Di kala ibu mereka menyimak dan bertakbir, saya ajak mereka bermain-main hingga sedikit berisik, saya tatap mata polosnya. Saya lihat kaosnya lagi. Saya merasa prihatin betapa anak-anak yang harusnya punya hak penuh pada kemerdekaan belajar dan menalar, sudah dikekang haknya sedari kecil.
Di komunitas itu, anak-anak itu akan segera dikirim ke sekolah dan pengajian yang sesuai misi ideologi orangtuanya. Mereka ekslusif sejak pikiran. No TV, no music. Banyak yang merasa dijauhi tetangga dengan dalih ayat Al Ghuroba padahal mereka sendiri yang memilih menjadi asing.
Dalam seminar itu juga mereka menceritakan kawan-kawan mereka yang telah jihad ke Palestina, Suriah, dan lain-lain. Mereka membaca doa-doa yang mungkin memang tulus. Mungkin dari kegiatan-kegiatan yang semacam ini juga hingga istri-istri mereka merasa bahwa suami yang pergi ke gelanggang jihad perang adalah baik dan kewajiban.
Tapi kita sering salah melihat mana ekstremis atau bukan, seolah yang beda kita sebut ekstremis. Kita juga harus adil dan buat approach baru. Ada teman-teman dari Jamaah Tablig misal, yang jika benar-benar mendalami pengajiannya, mereka memang menjadi pribadi yang lembut, tawakkal. Meski kesannya ekslusif.
Saya pikir kita mesti adil menetapkan batas. Bahwa apa yang kita lawan adalah segala bentuk kekerasan dan segala doktrin yang menuju ke arah itu. Tapi memang dilema. Karena seperti kondisi di atas, doktrin itu dibentuk bahkan sejak kecil. Dan dilandasi ayat-ayat yang melegitimasinya.

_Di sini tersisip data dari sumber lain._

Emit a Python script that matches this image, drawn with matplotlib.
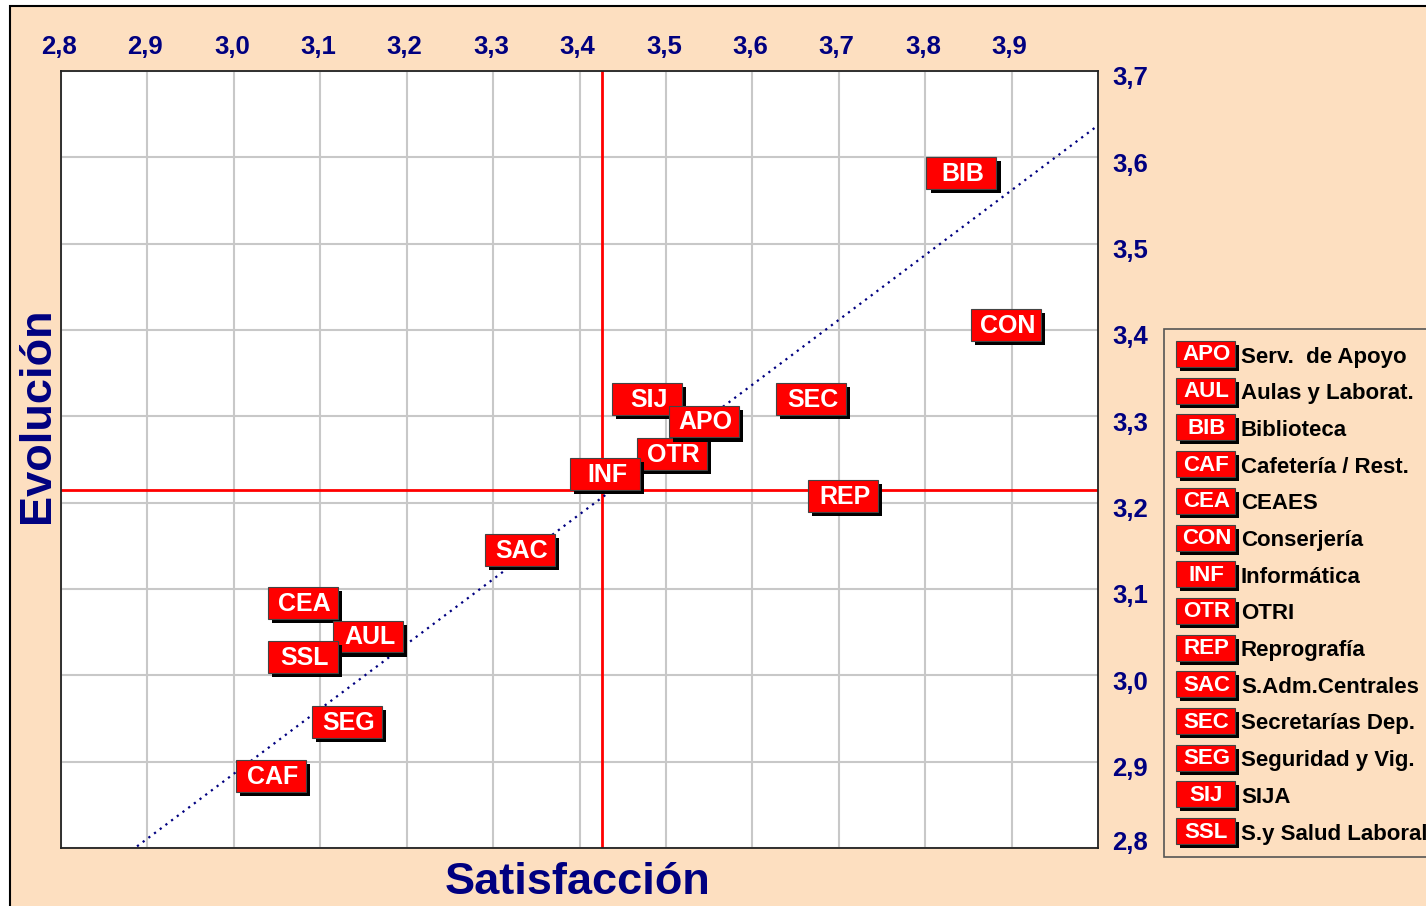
#!/usr/bin/env python3
# -*- coding: utf-8 -*-
"""
Satisfaccion vs Evolucion por servicio
"""
import matplotlib
matplotlib.use("Agg")
import matplotlib.pyplot as plt
from matplotlib.patches import Rectangle
from matplotlib.transforms import ScaledTranslation

plt.rc('font', family=['Liberation Sans', 'DejaVu Sans'], weight='bold')

# Data (drawing order matters for overlapping labels).
codes = ["BIB", "CON", "SEC", "SIJ", "OTR", "APO", "INF", "REP", "SAC",
         "CEA", "AUL", "SSL", "SEG", "CAF"]
satisfaccion = [3.842, 3.894, 3.668, 3.478, 3.507, 3.544, 3.430, 3.705, 3.331,
                3.080, 3.155, 3.080, 3.131, 3.043]
evolucion = [3.582, 3.406, 3.320, 3.320, 3.256, 3.294, 3.233, 3.208, 3.145,
             3.084, 3.045, 3.021, 2.946, 2.883]

legend_codes = ["APO", "AUL", "BIB", "CAF", "CEA", "CON", "INF", "OTR", "REP",
                "SAC", "SEC", "SEG", "SIJ", "SSL"]
legend_names = ["Serv.  de Apoyo", "Aulas y Laborat.", "Biblioteca",
                "Cafetería / Rest.", "CEAES", "Conserjería", "Informática",
                "OTRI", "Reprografía", "S.Adm.Centrales", "Secretarías Dep.",
                "Seguridad y Vig.", "SIJA", "S.y Salud Laboral"]

x_ticks = [2.8, 2.9, 3.0, 3.1, 3.2, 3.3, 3.4, 3.5, 3.6, 3.7, 3.8, 3.9]
y_ticks = [2.8, 2.9, 3.0, 3.1, 3.2, 3.3, 3.4, 3.5, 3.6, 3.7]
x_lim = (2.8, 4.0)
y_lim = (2.8, 3.7)

mean_x = 3.426
mean_y = 3.2145
trend_slope = 0.751
trend_intercept = 0.633

W, H = 1426, 906
PEACH = '#FDDFC0'
NAVY = '#000080'


def fx(px):
    return px / W


def fy(py):
    return 1 - py / H


fig = plt.figure(figsize=(W / 100, H / 100), dpi=100, facecolor='white')

# peach frame
fig.patches.append(Rectangle((fx(10), -0.02), 1.05, fy(6) + 0.02, transform=fig.transFigure,
                             facecolor=PEACH, edgecolor='black', lw=1.5, zorder=-5))

ax = fig.add_axes([fx(61), fy(848), fx(1098 - 61), (848 - 71) / H])
ax.set_zorder(1)
ax.set_facecolor('white')
ax.set_xlim(x_lim)
ax.set_ylim(y_lim)
ax.set_xticks(x_ticks)
ax.set_yticks(y_ticks)
ax.set_xticklabels([("%.1f" % v).replace('.', ',') for v in x_ticks])
ax.set_yticklabels([("%.1f" % v).replace('.', ',') for v in y_ticks])
ax.xaxis.tick_top()
ax.yaxis.tick_right()
ax.tick_params(axis='both', length=0, labelsize=18.5, labelcolor=NAVY)
ax.tick_params(axis='x', pad=9)
ax.tick_params(axis='y', pad=10)
for lbl in ax.get_xticklabels():
    lbl.set_fontweight('bold')
    lbl.set_transform(lbl.get_transform() + ScaledTranslation(-2 / 100, 0, fig.dpi_scale_trans))
ylbls = ax.get_yticklabels()
for i, lbl in enumerate(ylbls):
    lbl.set_fontweight('bold')
    shift = 7 if i == 0 else -5
    lbl.set_transform(lbl.get_transform() + ScaledTranslation(0, shift / 100, fig.dpi_scale_trans))
ax.grid(True, color='#C8C8C8', lw=1.5, zorder=0)
ax.set_axisbelow(True)
for s in ax.spines.values():
    s.set_color('#222222')
    s.set_linewidth(1.3)

# reference lines
ax.axvline(mean_x, color='#FF0000', lw=2, zorder=2)
ax.axhline(mean_y, color='#FF0000', lw=2, zorder=2)

# trend line
tx = [2.888, 4.0]
ax.plot(tx, [trend_slope * v + trend_intercept for v in tx], color=NAVY,
        linestyle=(0, (1, 2.2)), lw=1.6, zorder=3)

# labels as boxes
bw, bh = 0.081, 0.037
sx, sy = 0.0047, 0.0047
z = 5
for c, x, y in zip(codes, satisfaccion, evolucion):
    ax.add_patch(Rectangle((x - bw / 2 + sx, y - bh / 2 - sy), bw, bh,
                           facecolor='black', edgecolor='none', zorder=z))
    ax.add_patch(Rectangle((x - bw / 2, y - bh / 2), bw, bh,
                           facecolor='#FF0000', edgecolor='#444444', lw=0.8, zorder=z + 0.1))
    ax.text(x + 0.002, y - 0.001, c, color='white', fontsize=18, fontweight='bold',
            ha='center', va='center', zorder=z + 0.2)
    z += 1

# axis titles
fig.text(fx(578), fy(882), "Satisfacción", color=NAVY, fontsize=32.5,
         fontweight='bold', ha='center', va='center')
fig.text(fx(38), fy(415), "Evolución", color=NAVY, fontsize=32.5,
         fontweight='bold', ha='center', va='center', rotation=90)

# legend
fig.patches.append(Rectangle((fx(1164), fy(857)), 0.5, (857 - 329) / H, transform=fig.transFigure,
                             facecolor=PEACH, edgecolor='#555555', lw=1.2, zorder=1))
row0, dy = 354, 36.7
lw_px, lh_px = 59, 26
for i, (c, name) in enumerate(zip(legend_codes, legend_names)):
    cy = row0 + i * dy
    fig.patches.append(Rectangle((fx(1176 + 4), fy(cy + lh_px / 2 + 4)), lw_px / W, lh_px / H,
                                 transform=fig.transFigure, facecolor='black',
                                 edgecolor='none', zorder=2))
    fig.patches.append(Rectangle((fx(1176), fy(cy + lh_px / 2)), lw_px / W, lh_px / H,
                                 transform=fig.transFigure, facecolor='#FF0000',
                                 edgecolor='#444444', lw=0.8, zorder=3))
    fig.text(fx(1176 + lw_px / 2 + 1), fy(cy + 1), c, color='white', fontsize=16,
             fontweight='bold', ha='center', va='center', zorder=4)
    fig.text(fx(1241), fy(cy + 3), name, color='black', fontsize=16,
             fontweight='bold', ha='left', va='center', zorder=4)

plt.savefig('out.png', dpi=100, facecolor=fig.get_facecolor())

Sebagai dewasa yang merasa moderat (tathoruf), lawan dari ghuluw (berlebih-lebihan), kita mesti punya approach yang indah buat mereka. Jika kita nggak suka sama orangtuanya karena ekslusif, ingatlah bahwa para orangtua itu punya anak-anak tak berdosa yang kita mesti sayangi.
Menyudutkan komunitas mereka, memusuhi komunitas mereka, artinya juga membunuh banyak generasi yang kini bertumbuh di dalamnya. Jika kita bertemu mereka di jalan dan sama-sama membawa anak atau ponakan, mungkin kita bisa pakai strategi biarlah anak-anak itu saling berkenalan.
Menggunakan bahasa kita-mereka ini mungkin juga bentuk polarisasi, I apologize for this. Intinya, jangan jauhi. Dekati dengan cinta. Bikinlah strategi agar anak-anak itu punya dunia lain yang saat ini dibuat ekslusif oleh orang-orang dewasanya.
Mengundang mereka ke acara di taman baca, ruang publik? Atau ke hajatan ulang tahun? Ciptakan kesempatan bagi anak-anak itu melihat dunia lain. Semoga kita bersama jadi generasi yang tidak ingin membuat lebih banyak lagi warisan luka untuk adik, anak dan cucu-cucu kita kelak.